Zarate came and sat down beside me. “Look at what food does,” he says. “Eating together creates a beautiful connection. Because when you eat with someone, on a very animalistic level there must be trust. In times of no diplomacy, the only way to show trust was to share food. We are all the same. We have so much to learn from each other. Food is one way to do that.”
The next day, we headed to Ameya-Yokochō, an open-air market. Market stall owners barked, groups of teenagers dipped in to colossal games arcades, children snacked on wedges of watermelon. Every corner of the place seemed full of people eating; shucking and slurping oysters, picking at okonomiyaki (savory pancakes), tearing apart cloudy baozi dumplings, sucking up yakisoba and refilling each other’s glasses with sake.
It was 4pm. It was not lunchtime, it was not dinnertime, so what was it? “It’s just whatever!”, Keiichi said. We drank cheap beer and picked up a snow crab manju (bun) and a sea urchin steamed bun. “This is just incredible,” Zarate said as he tore into it. “It’s the simplicity that is inspiring. A lot of Peruvian food is highly flavored and spiced. I want to start thinking about stripping it back. How can I bring that beautiful Japanese simplicity to the Rosaliné menu?” He looked around at the pluming smoke and crowds. I want to break that formality of Los Angeles. I want it to be more like Lima in there. And maybe a little like Tokyo!”

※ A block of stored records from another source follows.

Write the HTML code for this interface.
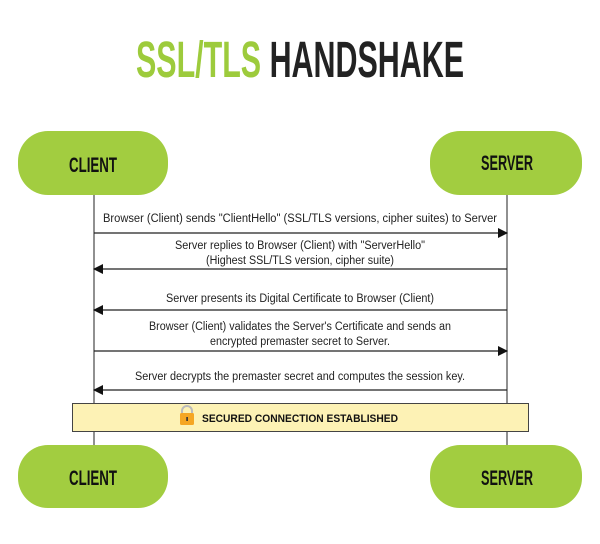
<!DOCTYPE html>
<html><head><style>html,body{margin:0;padding:0;background:#fff}</style></head>
<body>
<svg width="600" height="539" viewBox="0 0 600 539" xmlns="http://www.w3.org/2000/svg" font-family="Liberation Sans, sans-serif">
<defs>
<marker id="a" markerWidth="10" markerHeight="10" refX="9" refY="5" orient="auto" markerUnits="userSpaceOnUse"><path d="M0,0 L10,5 L0,10 z" fill="#111"/></marker>
</defs>
<text x="300" y="77" text-anchor="middle" font-size="51" font-weight="bold" textLength="328" lengthAdjust="spacingAndGlyphs"><tspan fill="#9dcb3c">SSL/TLS</tspan><tspan fill="#222"> HANDSHAKE</tspan></text>
<line x1="94" y1="195" x2="94" y2="445" stroke="#555" stroke-width="1.3"/>
<line x1="507" y1="195" x2="507" y2="445" stroke="#555" stroke-width="1.3"/>
<g fill="#a2cd40">
<rect x="18" y="131" width="150" height="64" rx="30"/>
<rect x="430" y="131" width="152" height="64" rx="30"/>
<rect x="18" y="445" width="150" height="63" rx="30"/>
<rect x="430" y="445" width="152" height="63" rx="30"/>
</g>
<g font-size="21" font-weight="bold" fill="#111" text-anchor="middle">
<text x="93" y="172" textLength="48" lengthAdjust="spacingAndGlyphs">CLIENT</text>
<text x="507" y="170" textLength="52" lengthAdjust="spacingAndGlyphs">SERVER</text>
<text x="93" y="485" textLength="48" lengthAdjust="spacingAndGlyphs">CLIENT</text>
<text x="507" y="485" textLength="52" lengthAdjust="spacingAndGlyphs">SERVER</text>
</g>
<g stroke="#222" stroke-width="1.3">
<line x1="94" y1="233" x2="507" y2="233" marker-end="url(#a)"/>
<line x1="507" y1="269" x2="94" y2="269" marker-end="url(#a)"/>
<line x1="507" y1="310" x2="94" y2="310" marker-end="url(#a)"/>
<line x1="94" y1="351" x2="507" y2="351" marker-end="url(#a)"/>
<line x1="507" y1="390" x2="94" y2="390" marker-end="url(#a)"/>
</g>
<g font-size="11.5" fill="#222" text-anchor="middle">
<text x="300" y="222" textLength="394" lengthAdjust="spacingAndGlyphs">Browser (Client) sends "ClientHello" (SSL/TLS versions, cipher suites) to Server</text>
<text x="300" y="249" textLength="250" lengthAdjust="spacingAndGlyphs">Server replies to Browser (Client) with "ServerHello"</text>
<text x="300" y="264" textLength="188" lengthAdjust="spacingAndGlyphs">(Highest SSL/TLS version, cipher suite)</text>
<text x="300" y="302" textLength="268" lengthAdjust="spacingAndGlyphs">Server presents its Digital Certificate to Browser (Client)</text>
<text x="300" y="330" textLength="302" lengthAdjust="spacingAndGlyphs">Browser (Client) validates the Server's Certificate and sends an</text>
<text x="300" y="345" textLength="180" lengthAdjust="spacingAndGlyphs">encrypted premaster secret to Server.</text>
<text x="300" y="380" textLength="330" lengthAdjust="spacingAndGlyphs">Server decrypts the premaster secret and computes the session key.</text>
</g>
<rect x="72.5" y="403.5" width="456" height="28" fill="#fdf2b5" stroke="#444" stroke-width="1"/>
<path d="M182,414 v-3 a5,5 0 0 1 10,0 v3" fill="none" stroke="#bbb" stroke-width="2"/>
<rect x="180" y="413" width="14" height="12" rx="1.5" fill="#f5a623"/>
<rect x="186.3" y="417" width="1.6" height="4" fill="#333"/>
<text x="300" y="422" font-size="11" font-weight="bold" fill="#111" text-anchor="middle" textLength="196" lengthAdjust="spacingAndGlyphs">SECURED CONNECTION ESTABLISHED</text>
</svg>
</body></html>
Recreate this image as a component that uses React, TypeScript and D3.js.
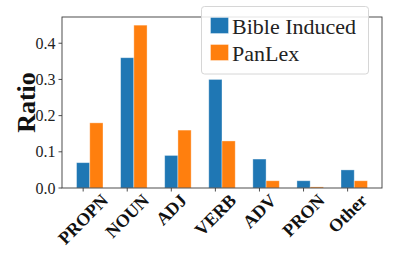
import React, { useEffect, useRef } from 'react';
import * as d3 from 'd3';

const categories = ['PROPN', 'NOUN', 'ADJ', 'VERB', 'ADV', 'PRON', 'Other'];
const bibleInduced = [0.07, 0.36, 0.09, 0.3, 0.08, 0.02, 0.05];
const panLex = [0.18, 0.45, 0.16, 0.13, 0.02, 0.003, 0.02];
const yTicks = [0.0, 0.1, 0.2, 0.3, 0.4];
const seriesNames = ['Bible Induced', 'PanLex'];

const W = 399;
const H = 266;
const margin = { left: 62, right: 17, top: 17, bottom: 78 };
const serif = '"Liberation Serif", "DejaVu Serif", serif';
const colors = ['#1f77b4', '#ff7f0e'];

const App: React.FC = () => {
  const svgRef = useRef<SVGSVGElement | null>(null);

  useEffect(() => {
    if (!svgRef.current) return;
    const svg = d3.select(svgRef.current);
    svg.selectAll('*').remove();

    const x0 = margin.left;
    const x1 = W - margin.right;
    const yTop = margin.top;
    const yBot = H - margin.bottom;

    const bw = 0.3;
    const x = d3.scaleLinear().domain([-0.48, 6.78]).range([x0, x1]);
    const y = d3.scaleLinear().domain([0, 0.4725]).range([yBot, yTop]);

    const g = svg.append('g');

    // bars
    [bibleInduced, panLex].forEach((vals, s) => {
      g.selectAll(null)
        .data(vals)
        .enter()
        .append('rect')
        .attr('x', (_, i) => x(i + s * bw - bw / 2))
        .attr('width', x(bw) - x(0))
        .attr('y', (d) => y(d))
        .attr('height', (d) => y(0) - y(d))
        .attr('fill', colors[s])
        .attr('stroke', 'white')
        .attr('stroke-opacity', 0.45)
        .attr('stroke-width', 0.8);
    });

    // spines
    g.append('rect')
      .attr('x', x0)
      .attr('y', yTop)
      .attr('width', x1 - x0)
      .attr('height', yBot - yTop)
      .attr('fill', 'none')
      .attr('stroke', '#3a3a3a')
      .attr('stroke-width', 0.9);

    // y ticks
    yTicks.forEach((t) => {
      g.append('line')
        .attr('x1', x0 - 3.5)
        .attr('x2', x0)
        .attr('y1', y(t))
        .attr('y2', y(t))
        .attr('stroke', '#3a3a3a')
        .attr('stroke-width', 0.9);
      g.append('text')
        .attr('x', x0 - 6.5)
        .attr('y', y(t))
        .attr('dy', '0.35em')
        .attr('text-anchor', 'end')
        .attr('font-family', serif)
        .attr('font-size', 16)
        .attr('fill', '#222')
        .text(t.toFixed(1));
    });

    // x ticks + rotated labels
    categories.forEach((c, i) => {
      const tx = x(i);
      g.append('line')
        .attr('x1', tx)
        .attr('x2', tx)
        .attr('y1', yBot)
        .attr('y2', yBot + 3.5)
        .attr('stroke', '#3a3a3a')
        .attr('stroke-width', 0.9);
      const fs = 18;
      const label = g
        .append('text')
        .attr('text-anchor', 'middle')
        .attr('dominant-baseline', 'central')
        .attr('font-family', serif)
        .attr('font-weight', 'bold')
        .attr('font-size', fs)
        .attr('fill', '#111')
        .text(c);
      const L = (label.node() as SVGTextElement).getComputedTextLength();
      const h = fs * 0.68;
      const half = ((L + h) * Math.SQRT1_2) / 2;
      const cy = yBot + 5 + half;
      label.attr('transform', `translate(${tx},${cy}) rotate(-45)`);
    });

    // y label
    g.append('text')
      .attr('transform', `translate(35,${(yTop + yBot) / 2}) rotate(-90)`)
      .attr('text-anchor', 'middle')
      .attr('font-family', serif)
      .attr('font-weight', 'bold')
      .attr('font-size', 26)
      .attr('fill', '#111')
      .text('Ratio');

    // legend
    const lg = g.append('g');
    lg.append('rect')
      .attr('x', 201.5)
      .attr('y', 6.5)
      .attr('width', 167)
      .attr('height', 67.5)
      .attr('rx', 3)
      .attr('fill', 'white')
      .attr('fill-opacity', 0.85)
      .attr('stroke', '#d6d6d6')
      .attr('stroke-width', 1);
    seriesNames.forEach((n, s) => {
      const ry = 17.5 + s * 27;
      lg.append('rect')
        .attr('x', 210.5)
        .attr('y', ry)
        .attr('width', 18)
        .attr('height', 16)
        .attr('fill', colors[s])
        .attr('stroke', 'white')
        .attr('stroke-opacity', 0.45)
        .attr('stroke-width', 0.8);
      lg.append('text')
        .attr('x', 232)
        .attr('y', ry + 16)
        .attr('font-family', serif)
        .attr('font-size', 22)
        .attr('fill', '#222')
        .text(n);
    });
  }, []);

  return (
    <svg
      ref={svgRef}
      width={W}
      height={H}
      viewBox={`0 0 ${W} ${H}`}
      style={{ position: 'absolute', left: 0, top: 0, background: 'white' }}
    />
  );
};

export default App;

Tokyo’s chaos remains remarkably ordered. Yet all of this goes out of the window at Tsukiji Fish Market, the seafood mecca. We rose in the early hours to catch the market at its unruliest. Inside, fishermen in rubber boots race by on scooters, boisterous traders hack away at gigantic bluefin tuna, exposing their purple flesh. Traders scrape away mosaic-like scales with a brush, or use oyster shells to peel the flesh from fresh fish for sashimi. Baby eels thrash around in buckets, while slippery halibut eyes glint up at you like onyx. Ice melts on the ground, and the air smells of drying sea water. It is a theatre of guts and gills. We made our way through the surrounding streets, a maze of hole-in-the-wall sushi restaurants serving fish from the market. Zarate held a piece of toro between two chopsticks explaining that fish fat should be served below body temperature so that it melts in the mouth. We ate roe that looked like beads of amber, and sweet shrimp with pickled ginger as morning slipped into afternoon.
Our time with Ricardo Zarate came to an end over Japanese whiskey in a low-lit bar somewhere near a giant Louise Bourgeois spider sculpture; an aged Yamazaki in a paper-thin crystal glass. I was suddenly aware of what a precious time this was for Zarate, toeing the line of new beginnings. He was to go back to LA, the same city that saw the rise and fall of his restaurant empire, to try again. “My focus at the moment is to bring all of this together. The care, the love, the taste, the culture,” he said, as we discussed his return to the kitchen. “I want to create Peruvian cuisine with Japanese influence: the respect for ingredients, pared back flavors and care that I’ve witnessed here.”
“I am lucky that I can do something that brings me joy. And more importantly, can bring others joy. It hasn’t always been easy, but like I said before, cooking is my way of interacting. If you don’t interact with others, how can you ever connect with the world?”